Courtesy of Goddard Space Flight Center

These tidal waves sweep the shorelines and may or may not overlap. Where they do overlap they may add up or cancel each other out. They may also be slightly out of phase. Some places will thus experience a semi-diurnal tide, with two nearly equal high and low tides each day. Other locations may experience a diurnal tide with only one high and low tide each day. A "mixed tide", or two uneven tides a day is also possible.

Tides are not limited to the oceans, but can occur in other water bodies as well. Large lakes such as Superior and Erie can experience tides of 1 to 4 cm. However, that is not something anyone is likely to notice.

While tides are usually the largest source of short-term sea-level fluctuations, sea levels are also subject to forces such as barometric pressure changes and wind. The latter potentially resulting in storm surges, especially in shallow seas and near coasts.
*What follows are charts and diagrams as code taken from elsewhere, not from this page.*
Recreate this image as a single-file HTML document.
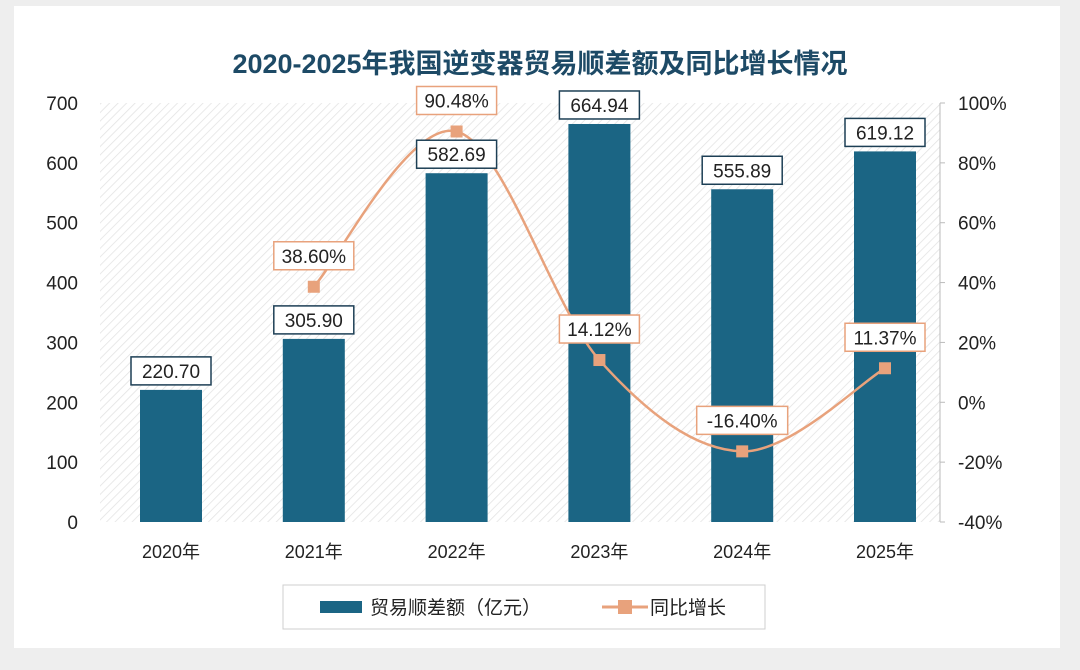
<!DOCTYPE html>
<html><head><meta charset="utf-8">
<style>
html,body{margin:0;padding:0;background:#eeeeee;}
body{width:1080px;height:665px;overflow:hidden;font-family:"Liberation Sans","Noto Sans CJK SC",sans-serif;}
</style></head>
<body>
<svg id="chart" width="1080" height="665" xmlns="http://www.w3.org/2000/svg" font-family="Liberation Sans, Noto Sans CJK SC, sans-serif">
<defs>
<pattern id="hatch" width="6" height="6" patternUnits="userSpaceOnUse" patternTransform="rotate(45)">
<rect width="6" height="6" fill="#ffffff"/>
<line x1="0" y1="0" x2="0" y2="6" stroke="#e2e2e2" stroke-width="1.5"/>
</pattern>
</defs>
<rect x="14" y="6" width="1046" height="642" fill="#ffffff"/>
<text x="540" y="73" text-anchor="middle" font-size="27" font-weight="bold" fill="#1d4a66">2020-2025年我国逆变器贸易顺差额及同比增长情况</text>
<rect x="100" y="103" width="840" height="419" fill="url(#hatch)"/>
<g id="axes"></g>
<g id="bars"></g>
<g id="line"></g>
<g id="labels"></g>
<rect x="283" y="585" width="482" height="44" fill="#fff" stroke="#cfcfcf"/>
<rect x="320" y="601" width="42" height="12" fill="#1b6584"/>
<text x="370" y="614" font-size="19" fill="#222">贸易顺差额（亿元）</text>
<line x1="602" y1="607" x2="648" y2="607" stroke="#e8a27c" stroke-width="3"/>
<rect x="618" y="600" width="14" height="14" fill="#e8a27c"/>
<text x="650" y="614" font-size="19" fill="#222">同比增长</text>
</svg>
<script>
const categories=["2020年","2021年","2022年","2023年","2024年","2025年"];
const tradeSurplus=[220.70,305.90,582.69,664.94,555.89,619.12];
const growth=[null,38.60,90.48,14.12,-16.40,11.37];
const leftTicks=[0,100,200,300,400,500,600,700];
const rightTicks=[-40,-20,0,20,40,60,80,100];
const NS="http://www.w3.org/2000/svg";
const yTop=103,yBot=522,bandStart=99.6,bandW=142.8;
function xS(i){return bandStart+(i+0.5)*bandW;}
function yL(v){return yBot-(v/700)*(yBot-yTop);}
function yR(v){return yBot-((v+40)/140)*(yBot-yTop);}
function mk(tag,attrs,parent){const e=document.createElementNS(NS,tag);for(const k in attrs)e.setAttribute(k,attrs[k]);parent.appendChild(e);return e;}
const axes=document.getElementById('axes'),bars=document.getElementById('bars'),line=document.getElementById('line'),labels=document.getElementById('labels');
leftTicks.forEach(t=>{const e=mk('text',{x:78,y:yL(t)+7,'text-anchor':'end','font-size':19,fill:'#222'},axes);e.textContent=t;

});
rightTicks.forEach(t=>{const e=mk('text',{x:958,y:yR(t)+7,'font-size':19,fill:'#222'},axes);e.textContent=t+'%';


const tk=mk('line',{x1:940,x2:945,y1:yR(t),y2:yR(t),stroke:'#bbb'},axes);

});
const ax=mk('line',{x1:940,x2:940,y1:yTop,y2:yBot,stroke:'#bbb'},axes);


categories.forEach((c,i)=>{const e=mk('text',{x:xS(i),y:558,'text-anchor':'middle','font-size':18,fill:'#222'},axes);e.textContent=c;

});
function box(cx,cy,txt,stroke,name){const w=txt.length*11+14;
const r=mk('rect',{x:cx-w/2,y:cy-14,width:w,height:28,fill:'#fff',stroke:stroke,'stroke-width':1.5},labels);


const t=mk('text',{x:cx,y:cy+7,'text-anchor':'middle','font-size':19,fill:'#222'},labels);t.textContent=txt;

}
tradeSurplus.forEach((v,i)=>{const bw=62;
const b=mk('rect',{x:xS(i)-bw/2,y:yL(v),width:bw,height:yBot-yL(v),fill:'#1b6584'},bars);


box(xS(i),yL(v)-19,v.toFixed(2),'#1d3f55','bar-value-label');});
const pts=[];growth.forEach((g,i)=>{if(g!==null)pts.push([xS(i),yR(g),g]);});
let d='M'+pts[0][0]+','+pts[0][1];
for(let k=0;k<pts.length-1;k++){const p0=pts[Math.max(k-1,0)],p1=pts[k],p2=pts[k+1],p3=pts[Math.min(k+2,pts.length-1)];
d+=' C'+(p1[0]+(p2[0]-p0[0])/6)+','+(p1[1]+(p2[1]-p0[1])/6)+' '+(p2[0]-(p3[0]-p1[0])/6)+','+(p2[1]-(p3[1]-p1[1])/6)+' '+p2[0]+','+p2[1];}
const pth=mk('path',{d:d,fill:'none',stroke:'#e8a27c','stroke-width':2.5},line);


pts.forEach(p=>{const m=mk('rect',{x:p[0]-6,y:p[1]-6,width:12,height:12,fill:'#e8a27c'},line);


box(p[0],p[1]-31,p[2].toFixed(2)+'%','#e8a27c','growth-value-label');});
</script>
</body></html>
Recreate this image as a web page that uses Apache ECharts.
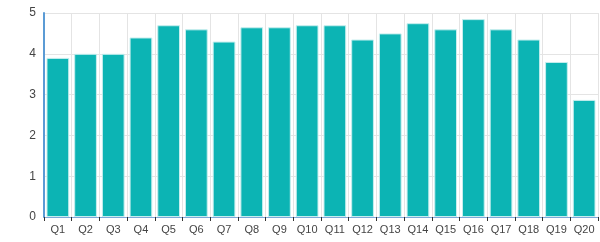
<!DOCTYPE html>
<html><head><meta charset="utf-8">
<script src="https://cdn.jsdelivr.net/npm/echarts@6/dist/echarts.min.js"></script>
<style>html,body{margin:0;padding:0;background:#fff}#c{width:600px;height:242px}</style>
</head><body><div id="c"></div>
<script>
const categories = ['Q1','Q2','Q3','Q4','Q5','Q6','Q7','Q8','Q9','Q10','Q11','Q12','Q13','Q14','Q15','Q16','Q17','Q18','Q19','Q20'];
const values = [3.9,4.0,4.0,4.4,4.7,4.6,4.3,4.65,4.65,4.7,4.7,4.35,4.5,4.75,4.6,4.85,4.6,4.35,3.8,2.87];
const yTicks = [0,1,2,3,4,5];

const chart = echarts.init(document.getElementById('c'));
chart.setOption({
  animation:false,
  grid:{left:44,right:2,top:13,bottom:25},
  xAxis:{type:'category',data:categories,
    axisLine:{lineStyle:{color:'#7fa8d8',width:1}},
    axisTick:{show:true,lineStyle:{color:'#333'},length:4},
    axisLabel:{color:'#444',fontSize:11,fontFamily:'Liberation Sans',margin:7,interval:0},
    splitLine:{show:true,lineStyle:{color:'#e4e4e4'}}},
  yAxis:{type:'value',min:yTicks[0],max:yTicks[yTicks.length-1],interval:1,
    axisLine:{show:true,lineStyle:{color:'#5b9bd5',width:2}},
    axisTick:{show:false},
    axisLabel:{color:'#444',fontSize:12,fontFamily:'Liberation Sans',margin:8},
    splitLine:{lineStyle:{color:'#e4e4e4'}}},
  series:[{type:'bar',data:values,barCategoryGap:'18%',
    itemStyle:{color:'#0cb4b4',borderColor:'#c6eeee',borderWidth:1}}]
});
</script></body></html>
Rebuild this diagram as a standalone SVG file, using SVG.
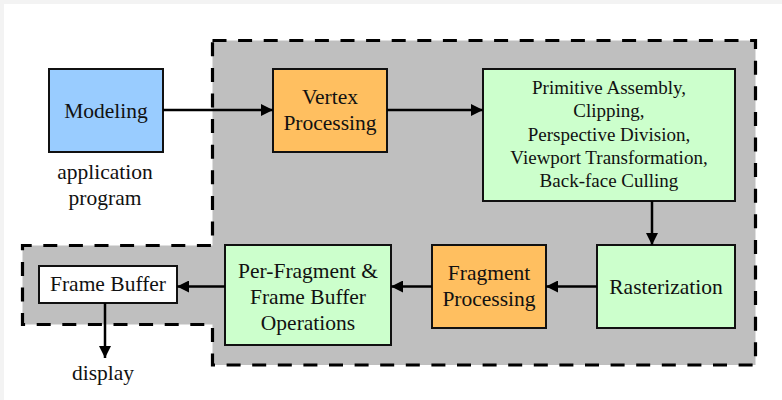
<svg xmlns="http://www.w3.org/2000/svg" width="782" height="400" viewBox="0 0 782 400">
  <defs>
    <style>
      .box { stroke: #111; stroke-width: 2; }
      .blue { fill: #99ccff; }
      .orange { fill: #ffbf60; }
      .green { fill: #ccffcc; }
      .white { fill: #ffffff; }
      .region { fill: #bfbfbf; stroke: #000; stroke-width: 3.2; stroke-dasharray: 14 11.6; }
      .lbl { font-family: "Liberation Serif", "Times New Roman", serif; font-size: 21.5px; fill: #111; text-anchor: middle; }
      .sm { font-size: 19px; }
      .edge { stroke: #000; stroke-width: 2.5; fill: none; marker-end: url(#arrow); }
    </style>
    <marker id="arrow" viewBox="0 0 10 10" refX="10" refY="5" markerUnits="userSpaceOnUse" markerWidth="13" markerHeight="12" orient="auto">
      <path d="M0,0 L10,5 L0,10 Z" fill="#000"/>
    </marker>
  </defs>

  <!-- page -->
  <rect x="0" y="0" width="782" height="400" fill="#f3f3f3"/>
  <rect x="4" y="4" width="778" height="396" fill="#ffffff"/>

  <!-- graphics pipeline region -->
  <path class="region" d="M212.5,40.5 H755.5 V365 H212.5 V324.5 H22.5 V245.5 H212.5 Z"/>

  <g id="modeling">
    <rect class="box blue" x="49" y="69" width="114" height="83"/>
    <text class="lbl" x="106" y="118">Modeling</text>
  </g>
  <g id="application-label">
    <text class="lbl" x="105" y="179">application</text>
    <text class="lbl" x="105" y="205">program</text>
  </g>

  <g id="vertex-processing">
    <rect class="box orange" x="273" y="69" width="114" height="83"/>
    <text class="lbl" x="330" y="104">Vertex</text>
    <text class="lbl" x="330" y="130">Processing</text>
  </g>

  <g id="primitive-assembly">
    <rect class="box green" x="483" y="69" width="252" height="132"/>
    <text class="lbl sm" x="609" y="94">Primitive Assembly,</text>
    <text class="lbl sm" x="609" y="117.3">Clipping,</text>
    <text class="lbl sm" x="609" y="140.6">Perspective Division,</text>
    <text class="lbl sm" x="609" y="163.9">Viewport Transformation,</text>
    <text class="lbl sm" x="609" y="187.2">Back-face Culling</text>
  </g>

  <g id="rasterization">
    <rect class="box green" x="597" y="245" width="138" height="83"/>
    <text class="lbl" x="666" y="293.5">Rasterization</text>
  </g>

  <g id="fragment-processing">
    <rect class="box orange" x="432" y="245" width="114" height="83"/>
    <text class="lbl" x="489" y="280">Fragment</text>
    <text class="lbl" x="489" y="306">Processing</text>
  </g>

  <g id="per-fragment-ops">
    <rect class="box green" x="225" y="245" width="166" height="100"/>
    <text class="lbl" x="308" y="278.3">Per-Fragment &amp;</text>
    <text class="lbl" x="308" y="304.3">Frame Buffer</text>
    <text class="lbl" x="308" y="330.3">Operations</text>
  </g>

  <g id="frame-buffer">
    <rect class="box white" x="39" y="266" width="138" height="37"/>
    <text class="lbl" x="108" y="291">Frame Buffer</text>
  </g>
  <g id="display-label">
    <text class="lbl" x="103" y="380">display</text>
  </g>

  <g id="connectors">
    <line class="edge" x1="163" y1="110" x2="273" y2="110"/>
    <line class="edge" x1="387" y1="110" x2="483" y2="110"/>
    <line class="edge" x1="652" y1="201" x2="652" y2="245"/>
    <line class="edge" x1="597" y1="286.5" x2="546" y2="286.5"/>
    <line class="edge" x1="432" y1="286.5" x2="391" y2="286.5"/>
    <line class="edge" x1="225" y1="286.5" x2="177" y2="286.5"/>
    <line class="edge" x1="105" y1="303" x2="105" y2="358"/>
  </g>
</svg>
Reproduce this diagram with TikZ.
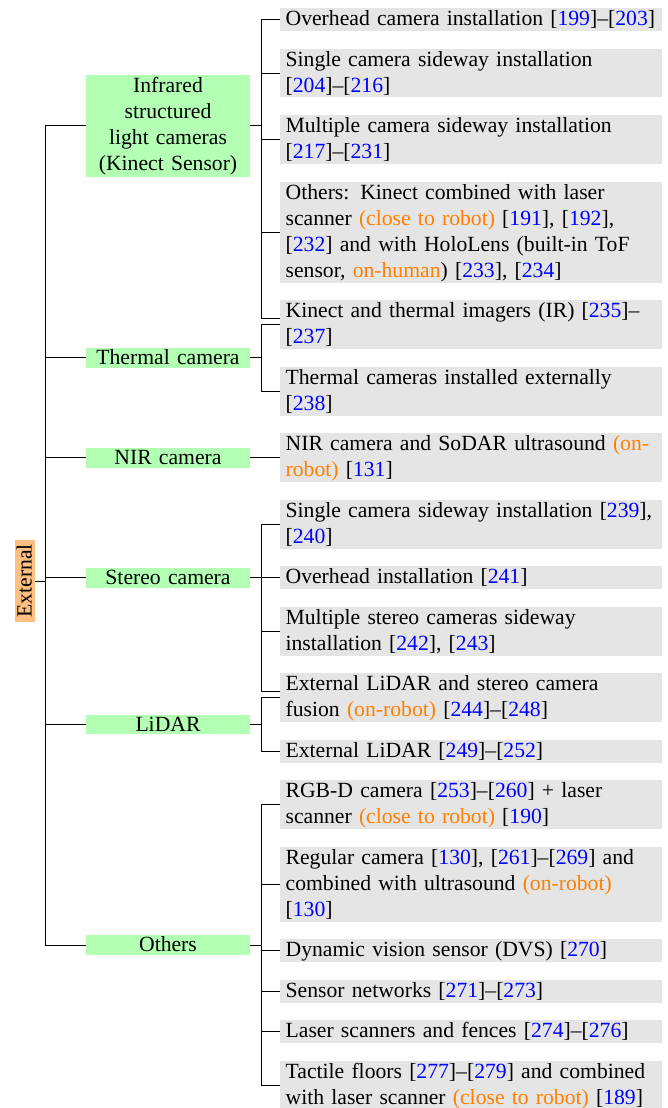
\documentclass[tikz,border=0pt]{standalone}
\usepackage{fontspec}
\setmainfont{Liberation Serif}
\usepackage{xcolor}
\definecolor{CatGreen}{HTML}{B3FFB3}
\definecolor{RootOrange}{HTML}{FFBF80}
\definecolor{LeafGrey}{HTML}{E5E5E5}
\definecolor{PlaceOrange}{HTML}{FF8000}
\definecolor{RefBlue}{HTML}{0000FF}
\usepackage{tikz}
\usetikzlibrary{positioning, calc}
\newcommand{\refno}[1]{[\textcolor{RefBlue}{#1}]}
\newcommand{\where}[1]{\textcolor{PlaceOrange}{#1}}
\newcommand{\leafup}{\rule{0pt}{8.1pt}}
\newcommand{\leafdown}{\rule[-2.5pt]{0pt}{2.5pt}}
\newcommand{\catup}{\rule{0pt}{7.7pt}}
\newcommand{\catdown}{\rule[-1.5pt]{0pt}{1.5pt}}
\tikzstyle{leaf} = [rectangle, fill=LeafGrey, text width=171pt, inner xsep=2.6pt, inner ysep=0pt, outer sep=0pt, align=left, font=\fontsize{10pt}{12pt}\selectfont, execute at begin node=\leafup, execute at end node=\leafdown]
\tikzstyle{cat} = [rectangle, fill=CatGreen, text width=75.7pt, inner sep=0pt, outer sep=0pt, align=center, font=\fontsize{10pt}{12pt}\selectfont, execute at begin node=\catup, execute at end node=\catdown]
\tikzstyle{root} = [rectangle, fill=RootOrange, rotate=90, inner xsep=1.8pt, inner ysep=0pt, outer sep=0pt, font=\fontsize{10pt}{12pt}\selectfont, execute at begin node=\catup, execute at end node=\catdown]
\tikzstyle{line} = [line width=0.45pt, color=black]

\begin{document}
\begin{tikzpicture}[x=0.4615pt, y=-0.4615pt, node distance=8.1pt]
        \useasboundingbox (0,0) rectangle (667,1108);

        % --- leaves ---
        \node [leaf, anchor=north west] (l1) at (280,8) {Overhead camera installation \refno{199}–\refno{203}};
        \node [leaf, below=of l1] (l2) {Single camera sideway installation\newline \refno{204}–\refno{216}};
        \node [leaf, below=of l2] (l3) {Multiple camera sideway installation\newline \refno{217}–\refno{231}};
        \node [leaf, below=of l3] (l4) {Others: Kinect combined with laser\newline scanner \where{(close to robot)} \refno{191}, \refno{192},\newline \refno{232} and with HoloLens (built-in ToF\newline sensor, \where{on-human}) \refno{233}, \refno{234}};
        \node [leaf, below=of l4] (l5) {Kinect and thermal imagers (IR) \refno{235}–\newline \refno{237}};
        \node [leaf, below=of l5] (l6) {Thermal cameras installed externally\newline \refno{238}};
        \node [leaf, below=of l6] (l7) {NIR camera and SoDAR ultrasound \where{(on-}\newline \where{robot)} \refno{131}};
        \node [leaf, below=of l7] (l8) {Single camera sideway installation \refno{239},\newline \refno{240}};
        \node [leaf, below=of l8] (l9) {Overhead installation \refno{241}};
        \node [leaf, below=of l9] (l10) {Multiple stereo cameras sideway\newline installation \refno{242}, \refno{243}};
        \node [leaf, below=of l10] (l11) {External LiDAR and stereo camera\newline fusion \where{(on-robot)} \refno{244}–\refno{248}};
        \node [leaf, below=of l11] (l12) {External LiDAR \refno{249}–\refno{252}};
        \node [leaf, below=of l12] (l13) {RGB-D camera \refno{253}–\refno{260} + laser\newline scanner \where{(close to robot)} \refno{190}};
        \node [leaf, below=of l13] (l14) {Regular camera \refno{130}, \refno{261}–\refno{269} and\newline combined with ultrasound \where{(on-robot)}\newline \refno{130}};
        \node [leaf, below=of l14] (l15) {Dynamic vision sensor (DVS) \refno{270}};
        \node [leaf, below=of l15] (l16) {Sensor networks \refno{271}–\refno{273}};
        \node [leaf, below=of l16] (l17) {Laser scanners and fences \refno{274}–\refno{276}};
        \node [leaf, below=of l17] (l18) {Tactile floors \refno{277}–\refno{279} and combined\newline with laser scanner \where{(close to robot)} \refno{189}};

        % --- sensor categories ---
        \coordinate (catx) at (168,0);
        \node [cat, minimum height=47pt] (infra) at ($(catx |- l1.west)!.5!(catx |- l4.west)$) {Infrared\\structured\\light cameras\\(Kinect Sensor)};
        \node [cat] (thermal) at ($(catx |- l5.west)!.5!(catx |- l6.west)$) {Thermal camera};
        \node [cat] (nir) at (catx |- l7.west) {NIR camera};
        \node [cat] (stereo) at ($(catx |- l8.west)!.5!(catx |- l10.west)$) {Stereo camera};
        \node [cat] (lidar) at ($(catx |- l11.west)!.5!(catx |- l12.west)$) {LiDAR};
        \node [cat] (others) at ($(catx |- l13.west)!.5!(catx |- l18.west)$) {Others};

        % --- root ---
        \node [root] (external) at (25,581) {External};

        % Connect root to categories
        \draw [line] (external.south) -- ++(11,0) coordinate (trunk);
        \foreach \c in {infra, thermal, nir, stereo, lidar, others}
            \draw [line] (trunk) |- (\c.west);

        % Connect categories to leaves
        \draw [line] (infra.east) -- ++(11,0) coordinate (f1);
        \foreach \l in {l1, l2, l3, l4}
            \draw [line] (f1) |- (\l.west);
        \draw [line] (f1) |- ($(l5.west)+(0,-6.5)$);

        \draw [line] (thermal.east) -- ++(11,0) coordinate (f2);
        \foreach \l in {l5, l6}
            \draw [line] (f2) |- (\l.west);

        \draw [line] (nir.east) -- (l7.west);

        \draw [line] (stereo.east) -- ++(11,0) coordinate (f3);
        \foreach \l in {l8, l9, l10}
            \draw [line] (f3) |- (\l.west);
        \draw [line] (f3) |- ($(l11.west)+(0,-6.5)$);

        \draw [line] (lidar.east) -- ++(11,0) coordinate (f4);
        \foreach \l in {l11, l12}
            \draw [line] (f4) |- (\l.west);

        \draw [line] (others.east) -- ++(11,0) coordinate (f5);
        \foreach \l in {l13, l14, l15, l16, l17, l18}
            \draw [line] (f5) |- (\l.west);
    \end{tikzpicture}
\end{document}
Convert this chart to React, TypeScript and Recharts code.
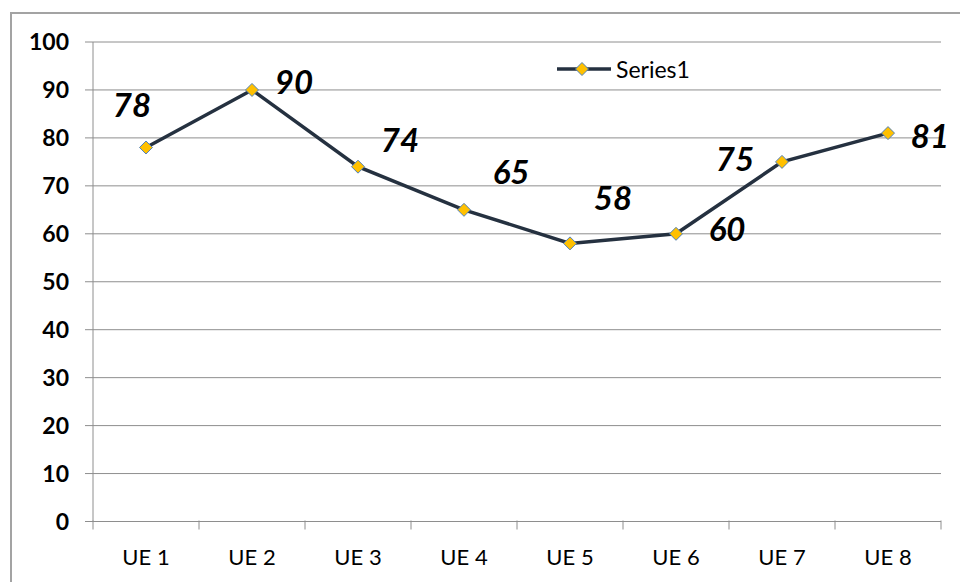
import { CartesianGrid, LabelList, Line, LineChart, XAxis, YAxis } from "recharts";

const categories = ["UE 1", "UE 2", "UE 3", "UE 4", "UE 5", "UE 6", "UE 7", "UE 8"];
const series1 = [78, 90, 74, 65, 58, 60, 75, 81];
const yTicks = [0, 10, 20, 30, 40, 50, 60, 70, 80, 90, 100];

// label placement relative to each point (dx, dy)
const labelOffsets = [
  [-14, -43],
  [42, -9],
  [42, -28],
  [47, -39],
  [43, -46],
  [51, -6],
  [-47, -4],
  [42, 2],
];

const data = categories.map((name, i) => ({ name, value: series1[i] }));

const W = 960;
const H = 582;
const M = { top: 42, right: 19, bottom: 0, left: 0 };
const Y_W = 93;
const HALF_BAND = (W - M.left - M.right - Y_W) / categories.length / 2;

const FONT = "Lato, 'Liberation Sans', sans-serif";
const GRID = "#8e8e8e";
const LINE = "#253140";

function Diamond(props: any) {
  const { cx, cy } = props;
  if (cx == null || cy == null) return null;
  const r = 6.5;
  return (
    <path
      d={`M${cx},${cy - r} L${cx + r},${cy} L${cx},${cy + r} L${cx - r},${cy} Z`}
      fill="#FFC000"
      stroke="#4F81BD"
      strokeWidth={1}
    />
  );
}

function XTick(props: any) {
  const { x, y, payload, index } = props;
  const last = index === categories.length - 1;
  return (
    <g>
      <line x1={x - HALF_BAND} x2={x - HALF_BAND} y1={y - 9} y2={y} stroke={GRID} />
      {last && <line x1={x + HALF_BAND} x2={x + HALF_BAND} y1={y - 9} y2={y} stroke={GRID} />}
      <text x={x} y={y + 27} textAnchor="middle" dominantBaseline="central" fontFamily={FONT} fontSize={22} fill="#000">
        {payload.value}
      </text>
    </g>
  );
}

function PointLabel(props: any) {
  const { x, y, value, index } = props;
  const [dx, dy] = labelOffsets[index];
  return (
    <text
      x={x + dx}
      y={y + dy}
      textAnchor="middle"
      dominantBaseline="central"
      fontFamily={FONT}
      fontSize={33}
      fontWeight="bold"
      fontStyle="italic"
      fill="#000"
    >
      {value}
    </text>
  );
}

function LegendBox() {
  return (
    <svg width={150} height={30} style={{ display: "block" }}>
      <line x1={1} x2={55} y1={15} y2={15} stroke={LINE} strokeWidth={3.5} />
      <Diamond cx={26} cy={15} />
      <text x={60} y={15} dominantBaseline="central" fontFamily={FONT} fontSize={23} fill="#000">
        Series1
      </text>
    </svg>
  );
}

export default function App() {
  return (
    <div style={{ position: "absolute", left: 0, top: 0, width: W, height: H, background: "#fff", overflow: "hidden" }}>
      <div
        style={{
          position: "absolute",
          left: 10,
          top: 12,
          width: 1000,
          height: 1000,
          border: "2px solid #a3a3a3",
        }}
      />
      <div style={{ position: "absolute", left: 0, top: 0 }}>
        <LineChart width={W} height={H} data={data} margin={M}>
          <CartesianGrid horizontal vertical={false} stroke={GRID} />
          <XAxis
            dataKey="name"
            height={60.5}
            padding={{ left: HALF_BAND, right: HALF_BAND }}
            stroke={GRID}
            tickLine={false}
            tick={<XTick />}
            interval={0}
          />
          <YAxis
            width={Y_W}
            domain={[0, 100]}
            ticks={yTicks}
            interval={0}
            stroke={GRID}
            tickSize={8}
            tickMargin={16}
            tick={{ fontFamily: FONT, fontSize: 23, fontWeight: "bold", fill: "#000" }}
          />
          <Line
            dataKey="value"
            name="Series1"
            stroke={LINE}
            strokeWidth={3.5}
            dot={<Diamond />}
            activeDot={false}
            isAnimationActive={false}
          >
            <LabelList dataKey="value" content={<PointLabel />} />
          </Line>
        </LineChart>
      </div>
      <div style={{ position: "absolute", left: 556, top: 54 }}>
        <LegendBox />
      </div>
    </div>
  );
}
Tides also produce reversing currents known as tidal streams. The moment that the tidal current ceases is called slack water or slack tide. The tide then reverses direction and is said to be turning. Slack water usually occurs near high water and low water.

The ocean bathymetry greatly influences the tide's exact time and height at a particular coastal point. There are some extreme cases. The Bay of Fundy, on the east coast of Canada, is often stated to have the world's highest tides because of its shape, bathymetry, and its distance from the continental shelf edge. Measurements made in November 1998 at Burntcoat Head in the Bay of Fundy, Nova Scotia recorded a maximum range of 16.3 meters (53 ft.). Likewise in the Bay of Mont-Saint-Michel in France it can also exceed 16 meters.

Tide tables list each day's high and low water heights and times. To calculate the actual water depth, add the depth on the chart (shown in MLLW) to the tide height for a given time found in the tide table. Take this tide into account when crossing shallows and when anchoring. Clearly, if there is a 10 foot tidal variation between low and high tide and you anchor close to the time of high water, you need to be certain you won’t be sitting on the bottom when the tide goes out. Similarly, you need to allow adequate scope for the increasing tide if you are anchoring closer to the time of low water. 

The Rule of Twelfths

The Rule of Twelfths is useful for determining approximately how fast the tide will be coming in or going out. It also helps in understanding how tide driven current speeds will vary over time.

Simply put, in the first hour after low tide, the tide will rise 1/12 of the way to high tide. In the second hour, it will rise 2/12. In the third and fourth hours it will rise 3/12, in the fifth 2/12, and in the sixth, 1/12. (Totaling twelve twelfths) This same sequence of twelfths is repeated in the subsequent six hours as the tide goes back out.

A logical consequence of this fluctuation in the rate the tide comes in and goes out is that the water currents being driven by these tide changes will also speed up and slow down accordingly. A complication to this arises in many instances where the current change may be offset by a matter of hours from the tide change. This can involve coastal currents around headlands or in and out of bays or inlets. These currents may be quite strong when passing through narrow passages or over shallow ground. Examples of this are the Corryvreckan in Scotland, or the East River along Manhattan. The latter is not an actual river, but rather a connection between Long Island Sound and the Hudson River. These currents can well exceed 7 knots. Information on local currents and tidal variations can be found in the almanac covering the cruising ground in question.

Tide Heights

Another complication with tides is that their amplitudes vary with the phase of the moon and the alignment of the sun, moon and earth.

Shortly after the full and new moon, one may expect spring tides, which can be considerably higher (and lower) than the neaps following the quarter moons. During the times of the equinoxes, where the sun is aligned with our planetary system, the springs can be much higher again.

Some definitions:

  • Mean Higher High Water, MHHW: The observed average of the higher high water height of each tidal day  *
  • Mean High Water, MHW: The observed average of all the high water heights *
  • Mean Low Water, MLW: The observed average of all the low water heights *
  • Mean Lower Low Water, MLLW: The observed average of the lower low water height of each tidal day *
  • Chart Datum: The datum to which soundings on a chart are referred. It is usually the MLLW.

    * The National Ocean Service adopted a 19-year period as the official time segment over which tide observations are taken and reduced to obtain mean values.

Tide Information Resources

There are many resources for determining what the tide in a given location is predicted to do. There are printed tide tables, which are handy to have for one’s local cruising ground. Tide tables are also available for most locations online. The almanacs mentioned earlier contain tide tables.

There are also many electronic options today. Most GPS chart plotters have tide tables for the regions covered in the maps. There are also numerous excellent apps available for your smartphone, as well as charting apps that also include tide tables.